Instruction:
Copy out each line exactly; pictures stay out of the copy.
* * *
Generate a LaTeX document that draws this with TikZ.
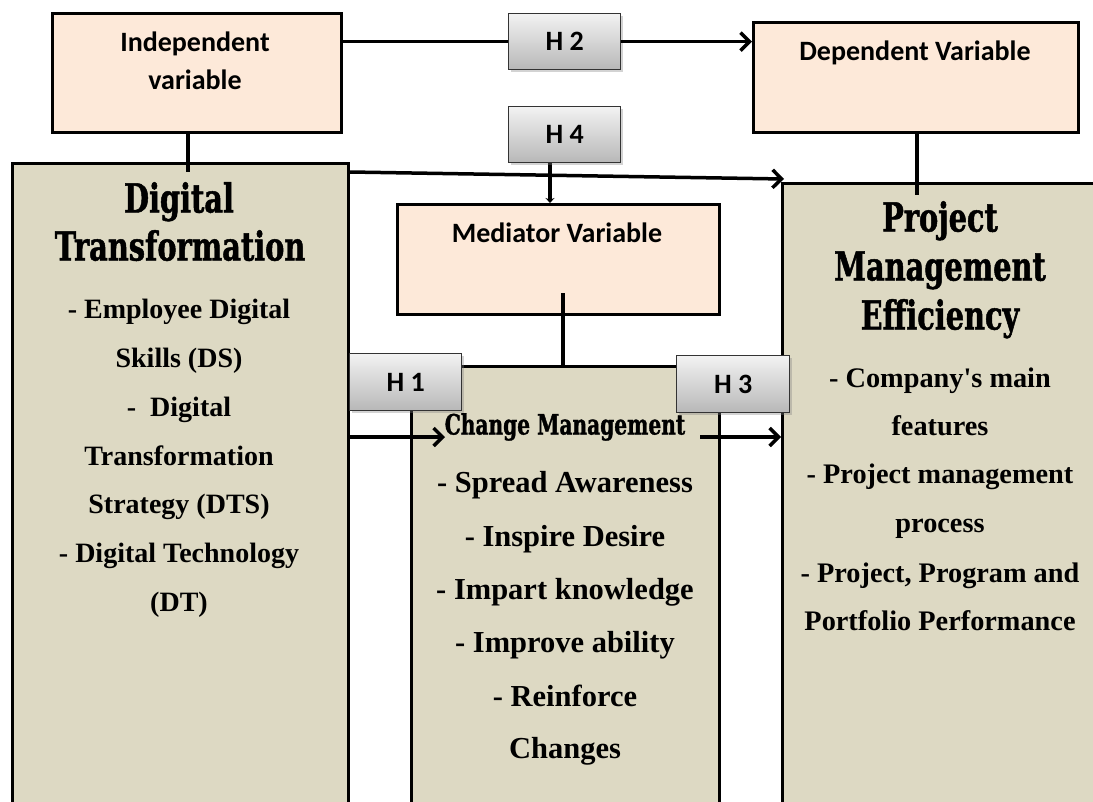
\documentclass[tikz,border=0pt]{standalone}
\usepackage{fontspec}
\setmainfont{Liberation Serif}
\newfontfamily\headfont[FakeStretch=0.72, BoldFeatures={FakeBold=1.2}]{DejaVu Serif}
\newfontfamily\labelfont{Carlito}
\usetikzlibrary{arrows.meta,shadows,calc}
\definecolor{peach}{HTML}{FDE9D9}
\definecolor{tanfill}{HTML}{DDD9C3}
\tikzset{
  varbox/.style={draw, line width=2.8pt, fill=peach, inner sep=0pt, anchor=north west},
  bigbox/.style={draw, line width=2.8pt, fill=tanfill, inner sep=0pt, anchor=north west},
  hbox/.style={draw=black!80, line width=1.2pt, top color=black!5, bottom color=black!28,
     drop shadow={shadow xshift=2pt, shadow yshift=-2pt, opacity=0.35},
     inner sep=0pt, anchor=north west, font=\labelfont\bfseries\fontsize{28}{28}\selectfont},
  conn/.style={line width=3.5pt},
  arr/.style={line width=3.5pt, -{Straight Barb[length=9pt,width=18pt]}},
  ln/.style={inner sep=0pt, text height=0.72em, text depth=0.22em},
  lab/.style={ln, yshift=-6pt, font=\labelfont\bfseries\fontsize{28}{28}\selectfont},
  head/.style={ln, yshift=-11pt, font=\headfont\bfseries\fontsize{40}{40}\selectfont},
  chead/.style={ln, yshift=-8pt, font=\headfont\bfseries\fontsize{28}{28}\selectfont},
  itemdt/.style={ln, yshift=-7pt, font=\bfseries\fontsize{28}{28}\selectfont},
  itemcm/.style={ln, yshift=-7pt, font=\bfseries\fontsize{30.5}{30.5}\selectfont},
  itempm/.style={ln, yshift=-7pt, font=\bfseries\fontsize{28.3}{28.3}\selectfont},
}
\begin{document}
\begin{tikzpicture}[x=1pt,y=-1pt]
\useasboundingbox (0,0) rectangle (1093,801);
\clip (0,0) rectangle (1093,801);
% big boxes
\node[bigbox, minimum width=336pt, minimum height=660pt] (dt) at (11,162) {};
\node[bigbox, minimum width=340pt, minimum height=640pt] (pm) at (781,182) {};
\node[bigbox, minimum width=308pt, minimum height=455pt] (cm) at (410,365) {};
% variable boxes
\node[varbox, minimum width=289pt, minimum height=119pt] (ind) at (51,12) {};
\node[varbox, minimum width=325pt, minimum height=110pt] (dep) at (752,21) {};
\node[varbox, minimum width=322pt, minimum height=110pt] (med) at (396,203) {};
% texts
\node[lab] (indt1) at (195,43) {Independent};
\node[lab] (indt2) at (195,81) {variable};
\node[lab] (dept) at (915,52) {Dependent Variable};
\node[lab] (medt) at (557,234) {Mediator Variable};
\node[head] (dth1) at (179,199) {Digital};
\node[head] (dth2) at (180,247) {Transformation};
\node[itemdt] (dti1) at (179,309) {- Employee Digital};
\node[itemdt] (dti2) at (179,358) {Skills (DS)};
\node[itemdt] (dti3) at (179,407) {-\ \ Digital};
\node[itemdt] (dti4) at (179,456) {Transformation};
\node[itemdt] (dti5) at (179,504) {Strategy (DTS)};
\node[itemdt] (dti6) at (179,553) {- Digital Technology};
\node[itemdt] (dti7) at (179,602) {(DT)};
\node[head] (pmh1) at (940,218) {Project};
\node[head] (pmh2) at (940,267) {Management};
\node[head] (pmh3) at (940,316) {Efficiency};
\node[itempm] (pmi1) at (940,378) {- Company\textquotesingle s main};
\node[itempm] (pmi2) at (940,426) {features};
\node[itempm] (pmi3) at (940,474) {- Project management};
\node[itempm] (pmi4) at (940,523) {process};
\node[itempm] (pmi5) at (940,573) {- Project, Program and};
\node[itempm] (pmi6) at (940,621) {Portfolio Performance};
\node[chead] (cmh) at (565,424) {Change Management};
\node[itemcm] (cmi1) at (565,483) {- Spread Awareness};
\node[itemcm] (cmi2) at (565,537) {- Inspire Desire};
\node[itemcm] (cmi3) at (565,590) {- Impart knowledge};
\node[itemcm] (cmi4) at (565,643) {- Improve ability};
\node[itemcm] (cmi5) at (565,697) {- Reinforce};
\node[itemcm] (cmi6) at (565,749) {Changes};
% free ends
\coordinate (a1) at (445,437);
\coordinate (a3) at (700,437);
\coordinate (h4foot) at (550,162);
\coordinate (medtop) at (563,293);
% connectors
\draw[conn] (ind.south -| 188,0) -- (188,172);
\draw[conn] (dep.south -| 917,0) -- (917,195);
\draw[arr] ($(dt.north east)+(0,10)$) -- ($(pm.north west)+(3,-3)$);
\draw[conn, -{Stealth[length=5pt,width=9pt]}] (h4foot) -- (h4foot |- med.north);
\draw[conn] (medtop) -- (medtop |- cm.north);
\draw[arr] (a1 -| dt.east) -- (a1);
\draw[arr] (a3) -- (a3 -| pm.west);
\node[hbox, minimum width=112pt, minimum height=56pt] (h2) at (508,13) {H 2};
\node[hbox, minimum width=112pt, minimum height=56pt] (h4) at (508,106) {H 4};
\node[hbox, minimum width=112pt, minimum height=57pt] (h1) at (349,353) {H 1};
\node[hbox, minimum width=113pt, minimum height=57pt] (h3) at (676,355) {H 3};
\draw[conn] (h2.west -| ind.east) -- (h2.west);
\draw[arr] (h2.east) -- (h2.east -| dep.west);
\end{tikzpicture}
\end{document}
* * *
Response to the task:
Generate a LaTeX document that draws this with TikZ.
\documentclass[tikz,border=0pt]{standalone}
\usepackage{fontspec}
\setmainfont{Liberation Serif}
\newfontfamily\headfont[FakeStretch=0.72, BoldFeatures={FakeBold=1.2}]{DejaVu Serif}
\newfontfamily\labelfont{Carlito}
\usetikzlibrary{arrows.meta,shadows,calc}
\definecolor{peach}{HTML}{FDE9D9}
\definecolor{tanfill}{HTML}{DDD9C3}
\tikzset{
  varbox/.style={draw, line width=2.8pt, fill=peach, inner sep=0pt, anchor=north west},
  bigbox/.style={draw, line width=2.8pt, fill=tanfill, inner sep=0pt, anchor=north west},
  hbox/.style={draw=black!80, line width=1.2pt, top color=black!5, bottom color=black!28,
     drop shadow={shadow xshift=2pt, shadow yshift=-2pt, opacity=0.35},
     inner sep=0pt, anchor=north west, font=\labelfont\bfseries\fontsize{28}{28}\selectfont},
  conn/.style={line width=3.5pt},
  arr/.style={line width=3.5pt, -{Straight Barb[length=9pt,width=18pt]}},
  ln/.style={inner sep=0pt, text height=0.72em, text depth=0.22em},
  lab/.style={ln, yshift=-6pt, font=\labelfont\bfseries\fontsize{28}{28}\selectfont},
  head/.style={ln, yshift=-11pt, font=\headfont\bfseries\fontsize{40}{40}\selectfont},
  chead/.style={ln, yshift=-8pt, font=\headfont\bfseries\fontsize{28}{28}\selectfont},
  itemdt/.style={ln, yshift=-7pt, font=\bfseries\fontsize{28}{28}\selectfont},
  itemcm/.style={ln, yshift=-7pt, font=\bfseries\fontsize{30.5}{30.5}\selectfont},
  itempm/.style={ln, yshift=-7pt, font=\bfseries\fontsize{28.3}{28.3}\selectfont},
}
\begin{document}
\begin{tikzpicture}[x=1pt,y=-1pt]
\useasboundingbox (0,0) rectangle (1093,801);
\clip (0,0) rectangle (1093,801);
% big boxes
\node[bigbox, minimum width=336pt, minimum height=660pt] (dt) at (11,162) {};
\node[bigbox, minimum width=340pt, minimum height=640pt] (pm) at (781,182) {};
\node[bigbox, minimum width=308pt, minimum height=455pt] (cm) at (410,365) {};
% variable boxes
\node[varbox, minimum width=289pt, minimum height=119pt] (ind) at (51,12) {};
\node[varbox, minimum width=325pt, minimum height=110pt] (dep) at (752,21) {};
\node[varbox, minimum width=322pt, minimum height=110pt] (med) at (396,203) {};
% texts
\node[lab] (indt1) at (195,43) {Independent};
\node[lab] (indt2) at (195,81) {variable};
\node[lab] (dept) at (915,52) {Dependent Variable};
\node[lab] (medt) at (557,234) {Mediator Variable};
\node[head] (dth1) at (179,199) {Digital};
\node[head] (dth2) at (180,247) {Transformation};
\node[itemdt] (dti1) at (179,309) {- Employee Digital};
\node[itemdt] (dti2) at (179,358) {Skills (DS)};
\node[itemdt] (dti3) at (179,407) {-\ \ Digital};
\node[itemdt] (dti4) at (179,456) {Transformation};
\node[itemdt] (dti5) at (179,504) {Strategy (DTS)};
\node[itemdt] (dti6) at (179,553) {- Digital Technology};
\node[itemdt] (dti7) at (179,602) {(DT)};
\node[head] (pmh1) at (940,218) {Project};
\node[head] (pmh2) at (940,267) {Management};
\node[head] (pmh3) at (940,316) {Efficiency};
\node[itempm] (pmi1) at (940,378) {- Company\textquotesingle s main};
\node[itempm] (pmi2) at (940,426) {features};
\node[itempm] (pmi3) at (940,474) {- Project management};
\node[itempm] (pmi4) at (940,523) {process};
\node[itempm] (pmi5) at (940,573) {- Project, Program and};
\node[itempm] (pmi6) at (940,621) {Portfolio Performance};
\node[chead] (cmh) at (565,424) {Change Management};
\node[itemcm] (cmi1) at (565,483) {- Spread Awareness};
\node[itemcm] (cmi2) at (565,537) {- Inspire Desire};
\node[itemcm] (cmi3) at (565,590) {- Impart knowledge};
\node[itemcm] (cmi4) at (565,643) {- Improve ability};
\node[itemcm] (cmi5) at (565,697) {- Reinforce};
\node[itemcm] (cmi6) at (565,749) {Changes};
% free ends
\coordinate (a1) at (445,437);
\coordinate (a3) at (700,437);
\coordinate (h4foot) at (550,162);
\coordinate (medtop) at (563,293);
% connectors
\draw[conn] (ind.south -| 188,0) -- (188,172);
\draw[conn] (dep.south -| 917,0) -- (917,195);
\draw[arr] ($(dt.north east)+(0,10)$) -- ($(pm.north west)+(3,-3)$);
\draw[conn, -{Stealth[length=5pt,width=9pt]}] (h4foot) -- (h4foot |- med.north);
\draw[conn] (medtop) -- (medtop |- cm.north);
\draw[arr] (a1 -| dt.east) -- (a1);
\draw[arr] (a3) -- (a3 -| pm.west);
\node[hbox, minimum width=112pt, minimum height=56pt] (h2) at (508,13) {H 2};
\node[hbox, minimum width=112pt, minimum height=56pt] (h4) at (508,106) {H 4};
\node[hbox, minimum width=112pt, minimum height=57pt] (h1) at (349,353) {H 1};
\node[hbox, minimum width=113pt, minimum height=57pt] (h3) at (676,355) {H 3};
\draw[conn] (h2.west -| ind.east) -- (h2.west);
\draw[arr] (h2.east) -- (h2.east -| dep.west);
\end{tikzpicture}
\end{document}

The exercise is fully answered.